**DIRECTIVE:** Repeat all of the data precisely.

**RECORDED DATA:**

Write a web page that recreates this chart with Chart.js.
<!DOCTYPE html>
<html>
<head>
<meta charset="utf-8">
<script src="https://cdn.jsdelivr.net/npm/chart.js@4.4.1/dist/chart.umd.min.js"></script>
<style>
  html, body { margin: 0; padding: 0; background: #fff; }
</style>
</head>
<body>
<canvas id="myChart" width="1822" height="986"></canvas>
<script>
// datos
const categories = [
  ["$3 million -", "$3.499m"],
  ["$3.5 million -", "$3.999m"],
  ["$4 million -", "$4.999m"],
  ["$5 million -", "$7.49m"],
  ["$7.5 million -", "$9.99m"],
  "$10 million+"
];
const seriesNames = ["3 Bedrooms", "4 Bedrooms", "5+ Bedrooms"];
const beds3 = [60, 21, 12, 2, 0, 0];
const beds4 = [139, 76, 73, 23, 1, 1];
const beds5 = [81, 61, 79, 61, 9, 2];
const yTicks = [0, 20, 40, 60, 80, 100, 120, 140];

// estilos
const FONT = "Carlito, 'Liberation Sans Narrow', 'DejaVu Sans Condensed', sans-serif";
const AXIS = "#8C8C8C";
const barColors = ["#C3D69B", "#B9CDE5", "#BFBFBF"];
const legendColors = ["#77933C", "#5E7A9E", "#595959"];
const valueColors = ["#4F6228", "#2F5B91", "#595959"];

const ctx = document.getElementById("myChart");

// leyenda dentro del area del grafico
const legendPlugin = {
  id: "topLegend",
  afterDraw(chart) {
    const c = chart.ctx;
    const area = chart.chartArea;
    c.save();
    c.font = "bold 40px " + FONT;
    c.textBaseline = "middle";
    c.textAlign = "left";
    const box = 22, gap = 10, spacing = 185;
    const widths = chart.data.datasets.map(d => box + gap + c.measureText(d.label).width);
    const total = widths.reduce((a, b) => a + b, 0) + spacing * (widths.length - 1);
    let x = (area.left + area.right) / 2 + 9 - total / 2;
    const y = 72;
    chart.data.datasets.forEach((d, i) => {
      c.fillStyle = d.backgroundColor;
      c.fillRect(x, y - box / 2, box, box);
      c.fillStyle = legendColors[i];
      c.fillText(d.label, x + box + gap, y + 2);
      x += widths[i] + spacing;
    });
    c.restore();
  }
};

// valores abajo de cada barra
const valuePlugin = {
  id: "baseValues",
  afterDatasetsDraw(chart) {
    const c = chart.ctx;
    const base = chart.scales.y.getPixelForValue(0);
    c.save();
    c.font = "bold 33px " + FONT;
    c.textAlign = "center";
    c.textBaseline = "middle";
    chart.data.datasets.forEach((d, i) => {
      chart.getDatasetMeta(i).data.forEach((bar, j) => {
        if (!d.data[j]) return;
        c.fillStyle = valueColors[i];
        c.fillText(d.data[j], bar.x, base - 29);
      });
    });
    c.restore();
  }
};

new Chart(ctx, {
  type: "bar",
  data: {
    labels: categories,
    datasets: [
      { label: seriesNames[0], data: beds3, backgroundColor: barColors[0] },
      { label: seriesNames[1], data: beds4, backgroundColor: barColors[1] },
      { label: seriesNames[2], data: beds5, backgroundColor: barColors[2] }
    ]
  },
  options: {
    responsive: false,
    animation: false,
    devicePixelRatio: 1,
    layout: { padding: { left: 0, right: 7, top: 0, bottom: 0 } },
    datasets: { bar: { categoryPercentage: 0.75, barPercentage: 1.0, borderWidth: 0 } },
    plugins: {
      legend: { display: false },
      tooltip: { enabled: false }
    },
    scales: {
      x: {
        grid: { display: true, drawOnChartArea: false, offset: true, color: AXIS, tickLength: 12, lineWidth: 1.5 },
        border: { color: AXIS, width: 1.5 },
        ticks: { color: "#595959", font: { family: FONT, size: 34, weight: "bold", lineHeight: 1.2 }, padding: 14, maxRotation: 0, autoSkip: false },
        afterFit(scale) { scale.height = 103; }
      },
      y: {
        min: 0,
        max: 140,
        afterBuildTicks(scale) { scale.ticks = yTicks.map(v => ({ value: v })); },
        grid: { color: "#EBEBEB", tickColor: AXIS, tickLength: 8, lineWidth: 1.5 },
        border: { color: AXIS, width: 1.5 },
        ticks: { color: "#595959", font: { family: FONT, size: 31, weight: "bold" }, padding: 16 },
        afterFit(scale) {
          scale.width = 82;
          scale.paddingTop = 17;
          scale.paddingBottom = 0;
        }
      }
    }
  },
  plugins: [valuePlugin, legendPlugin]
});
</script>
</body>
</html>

**SOLVED PROBLEM:**
Write a web page that recreates this chart with Chart.js.
<!DOCTYPE html>
<html>
<head>
<meta charset="utf-8">
<script src="https://cdn.jsdelivr.net/npm/chart.js@4.4.1/dist/chart.umd.min.js"></script>
<style>
  html, body { margin: 0; padding: 0; background: #fff; }
</style>
</head>
<body>
<canvas id="myChart" width="1822" height="986"></canvas>
<script>
// datos
const categories = [
  ["$3 million -", "$3.499m"],
  ["$3.5 million -", "$3.999m"],
  ["$4 million -", "$4.999m"],
  ["$5 million -", "$7.49m"],
  ["$7.5 million -", "$9.99m"],
  "$10 million+"
];
const seriesNames = ["3 Bedrooms", "4 Bedrooms", "5+ Bedrooms"];
const beds3 = [60, 21, 12, 2, 0, 0];
const beds4 = [139, 76, 73, 23, 1, 1];
const beds5 = [81, 61, 79, 61, 9, 2];
const yTicks = [0, 20, 40, 60, 80, 100, 120, 140];

// estilos
const FONT = "Carlito, 'Liberation Sans Narrow', 'DejaVu Sans Condensed', sans-serif";
const AXIS = "#8C8C8C";
const barColors = ["#C3D69B", "#B9CDE5", "#BFBFBF"];
const legendColors = ["#77933C", "#5E7A9E", "#595959"];
const valueColors = ["#4F6228", "#2F5B91", "#595959"];

const ctx = document.getElementById("myChart");

// leyenda dentro del area del grafico
const legendPlugin = {
  id: "topLegend",
  afterDraw(chart) {
    const c = chart.ctx;
    const area = chart.chartArea;
    c.save();
    c.font = "bold 40px " + FONT;
    c.textBaseline = "middle";
    c.textAlign = "left";
    const box = 22, gap = 10, spacing = 185;
    const widths = chart.data.datasets.map(d => box + gap + c.measureText(d.label).width);
    const total = widths.reduce((a, b) => a + b, 0) + spacing * (widths.length - 1);
    let x = (area.left + area.right) / 2 + 9 - total / 2;
    const y = 72;
    chart.data.datasets.forEach((d, i) => {
      c.fillStyle = d.backgroundColor;
      c.fillRect(x, y - box / 2, box, box);
      c.fillStyle = legendColors[i];
      c.fillText(d.label, x + box + gap, y + 2);
      x += widths[i] + spacing;
    });
    c.restore();
  }
};

// valores abajo de cada barra
const valuePlugin = {
  id: "baseValues",
  afterDatasetsDraw(chart) {
    const c = chart.ctx;
    const base = chart.scales.y.getPixelForValue(0);
    c.save();
    c.font = "bold 33px " + FONT;
    c.textAlign = "center";
    c.textBaseline = "middle";
    chart.data.datasets.forEach((d, i) => {
      chart.getDatasetMeta(i).data.forEach((bar, j) => {
        if (!d.data[j]) return;
        c.fillStyle = valueColors[i];
        c.fillText(d.data[j], bar.x, base - 29);
      });
    });
    c.restore();
  }
};

new Chart(ctx, {
  type: "bar",
  data: {
    labels: categories,
    datasets: [
      { label: seriesNames[0], data: beds3, backgroundColor: barColors[0] },
      { label: seriesNames[1], data: beds4, backgroundColor: barColors[1] },
      { label: seriesNames[2], data: beds5, backgroundColor: barColors[2] }
    ]
  },
  options: {
    responsive: false,
    animation: false,
    devicePixelRatio: 1,
    layout: { padding: { left: 0, right: 7, top: 0, bottom: 0 } },
    datasets: { bar: { categoryPercentage: 0.75, barPercentage: 1.0, borderWidth: 0 } },
    plugins: {
      legend: { display: false },
      tooltip: { enabled: false }
    },
    scales: {
      x: {
        grid: { display: true, drawOnChartArea: false, offset: true, color: AXIS, tickLength: 12, lineWidth: 1.5 },
        border: { color: AXIS, width: 1.5 },
        ticks: { color: "#595959", font: { family: FONT, size: 34, weight: "bold", lineHeight: 1.2 }, padding: 14, maxRotation: 0, autoSkip: false },
        afterFit(scale) { scale.height = 103; }
      },
      y: {
        min: 0,
        max: 140,
        afterBuildTicks(scale) { scale.ticks = yTicks.map(v => ({ value: v })); },
        grid: { color: "#EBEBEB", tickColor: AXIS, tickLength: 8, lineWidth: 1.5 },
        border: { color: AXIS, width: 1.5 },
        ticks: { color: "#595959", font: { family: FONT, size: 31, weight: "bold" }, padding: 16 },
        afterFit(scale) {
          scale.width = 82;
          scale.paddingTop = 17;
          scale.paddingBottom = 0;
        }
      }
    }
  },
  plugins: [valuePlugin, legendPlugin]
});
</script>
</body>
</html>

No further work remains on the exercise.